Por isso, considerar apenas os índices de avaliações externas, que trazem só a média dos alunos, é perigoso. Para Maurício, as médias podem trazer a sensação de que os estudantes de determinado município aprendem bastante quando, na verdade, somente um grupo da população puxa essa média para cima, enquanto outros seguem aprendendo pouco. “Alguns estão melhorando mais do que outros, tirando mais proveito das oportunidades que o país vem criando. E é isso que tem produzido o aumento da desigualdade”, diz.
A solução, para Maurício, é um esforço por parte dos gestores públicos de olhar índices que mostram os níveis de aprendizado de grupos específicos, para entender se há estudantes sendo deixados para trás. Identificar os diferentes níveis de aprendizagem permite criar políticas que atendam a todas as demandas. “Uma política que quer produzir resultados mais equitativos não pode ser uma política de estratégia única”, explica o professor da Unicamp.

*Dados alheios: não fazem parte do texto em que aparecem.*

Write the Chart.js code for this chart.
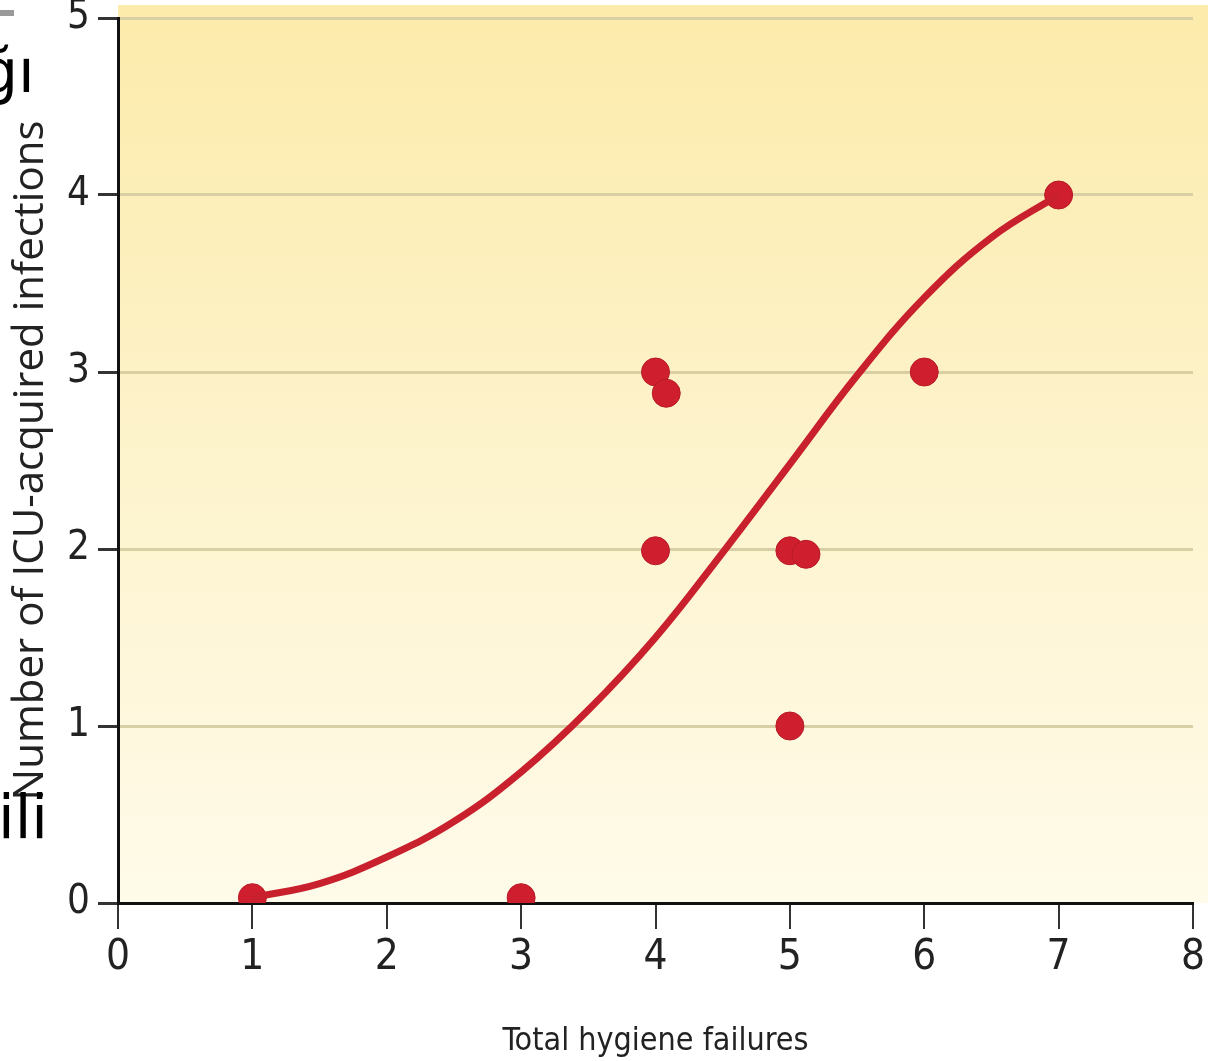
<!DOCTYPE html>
<html>
<head>
<meta charset="utf-8">
<script src="https://cdn.jsdelivr.net/npm/chart.js@4.4.1/dist/chart.umd.min.js"></script>
<style>
  html, body { margin: 0; padding: 0; background: #fff; }
  #wrap { width: 1208px; height: 1061px; position: relative; }
</style>
</head>
<body>
<div id="wrap"><canvas id="hygieneChart"></canvas></div>
<script>
// observed wards: hygiene failures vs ICU-acquired infections
const failures   = [1, 3, 4, 4.08, 4, 5, 5.12, 5, 6, 7];
const infections = [0.03, 0.03, 3.0, 2.88, 1.99, 1.99, 1.97, 1.0, 3.0, 4.0];

// fitted trend curve
const curveX = [1, 1.5, 2, 2.5, 3, 3.5, 4, 4.5, 5, 5.5, 6, 6.5, 7];
const curveY = [0.03, 0.11, 0.26, 0.46, 0.74, 1.09, 1.5, 1.98, 2.48, 2.98, 3.42, 3.76, 4.0];

const xTicks = [0, 1, 2, 3, 4, 5, 6, 7, 8];
const yTicks = [0, 1, 2, 3, 4, 5];

const narrow = '"Liberation Sans Narrow", "DejaVu Sans Condensed", sans-serif';

// yellow panel behind the plot + the bits of slide text cut off on the left
const panelPlugin = {
    id: 'panel',
    beforeDraw(chart) {
        const { ctx, chartArea } = chart;
        const top = 5;
        const g = ctx.createLinearGradient(0, top, 0, chartArea.bottom);
        g.addColorStop(0, '#fcebaa');
        g.addColorStop(0.5, '#fdf3cc');
        g.addColorStop(1, '#fffbea');
        ctx.save();
        ctx.fillStyle = g;
        ctx.fillRect(chartArea.left, top, chart.width - chartArea.left, chartArea.bottom - top);
        ctx.restore();
    },
    afterDraw(chart) {
        const ctx = chart.ctx;
        ctx.save();
        ctx.fillStyle = '#9a9a9a';
        ctx.fillRect(0, 10, 14, 6);
        ctx.fillStyle = '#000';
        ctx.font = '60px "DejaVu Sans", sans-serif';
        ctx.textBaseline = 'alphabetic';
        ctx.fillText('ğı', -20, 92);
        ctx.fillText('ili', -2, 838);
        ctx.restore();
    }
};

const ctx = document.getElementById('hygieneChart').getContext('2d');

const hygieneChart = new Chart(ctx, {
    type: 'scatter',
    data: {
        datasets: [
            {
                label: 'Trend',
                type: 'line',
                data: curveX.map((x, i) => ({ x: x, y: curveY[i] })),
                borderColor: '#c8202c',
                borderWidth: 7,
                pointRadius: 0,
                tension: 0.4,
                fill: false
            },
            {
                label: 'Wards',
                data: failures.map((x, i) => ({ x: x, y: infections[i] })),
                backgroundColor: '#cf1f2e',
                borderColor: '#b81a27',
                borderWidth: 1,
                pointRadius: 14,
                pointHoverRadius: 14
            }
        ]
    },
    options: {
        responsive: true,
        maintainAspectRatio: false,
        animation: false,
        layout: { padding: { top: 18, right: 11, left: 0, bottom: 0 } },
        plugins: {
            legend: { display: false },
            tooltip: { enabled: false }
        },
        scales: {
            x: {
                type: 'linear',
                min: 0,
                max: 8,
                afterBuildTicks: (axis) => { axis.ticks = xTicks.map(v => ({ value: v })); },
                afterFit: (axis) => {
                    axis.height = 158;
                    axis.paddingRight = 0; // let the "8" run to the edge like the original
                },
                border: { color: '#111', width: 3 },
                grid: {
                    drawOnChartArea: false,
                    drawTicks: true,
                    tickLength: 26,
                    tickColor: '#333',
                    lineWidth: 2
                },
                ticks: {
                    color: '#222',
                    padding: 4,
                    font: { family: narrow, size: 42 }
                },
                title: {
                    display: true,
                    text: 'Total hygiene failures',
                    color: '#222',
                    padding: { top: 24, bottom: 0 },
                    font: { family: narrow, size: 32 }
                }
            },
            y: {
                type: 'linear',
                min: 0,
                max: 5,
                afterBuildTicks: (axis) => { axis.ticks = yTicks.map(v => ({ value: v })); },
                afterFit: (axis) => { axis.width = 118; },
                border: { color: '#111', width: 3 },
                grid: {
                    color: '#d9cfa4',
                    lineWidth: 3,
                    drawTicks: true,
                    tickLength: 20,
                    tickColor: '#333'
                },
                ticks: {
                    color: '#222',
                    padding: 8,
                    font: { family: narrow, size: 40, lineHeight: 0.4 }
                },
                title: {
                    display: true,
                    text: 'Number of ICU-acquired infections',
                    color: '#222',
                    padding: { top: 6, bottom: 0 },
                    font: { family: '"Open Sans", sans-serif', size: 42 }
                }
            }
        }
    },
    plugins: [panelPlugin]
});
</script>
</body>
</html>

Gestores e professores também podem ter um papel importante na diminuição da desigualdade. “Quando a escola oferece tratamento neutro, na verdade, ela está favorecendo uns em detrimento de outros”, afirma Maurício. É necessário, porém, pensar em como diferenciar, para que isto não se torne também prejudicial. “A desigualdade começa a ser pavimentada quando os gestores mandam para o noturno alunos da manhã que são considerados bagunceiros, quando montam uma turma com os alunos de maior desempenho ou mesmo na hora que distribuem desigualmente os elogios”, diz o professor da Unicamp. “Existe uma série de mecanismos muito sutis que estão no dia a dia do funcionamento do sistema de ensino que vão permitindo que uns grupos aprendam e outros não”, completa.
Na gestão para a aprendizagem, o olhar é individualizado para cada estudante porque o objetivo é entender as particularidades deles e refletir como a escola pode ajudá-los. “Uma criança que não aprende tem que ser encarada como uma questão a ser resolvida por toda a comunidade escolar”, afirma Cristiane.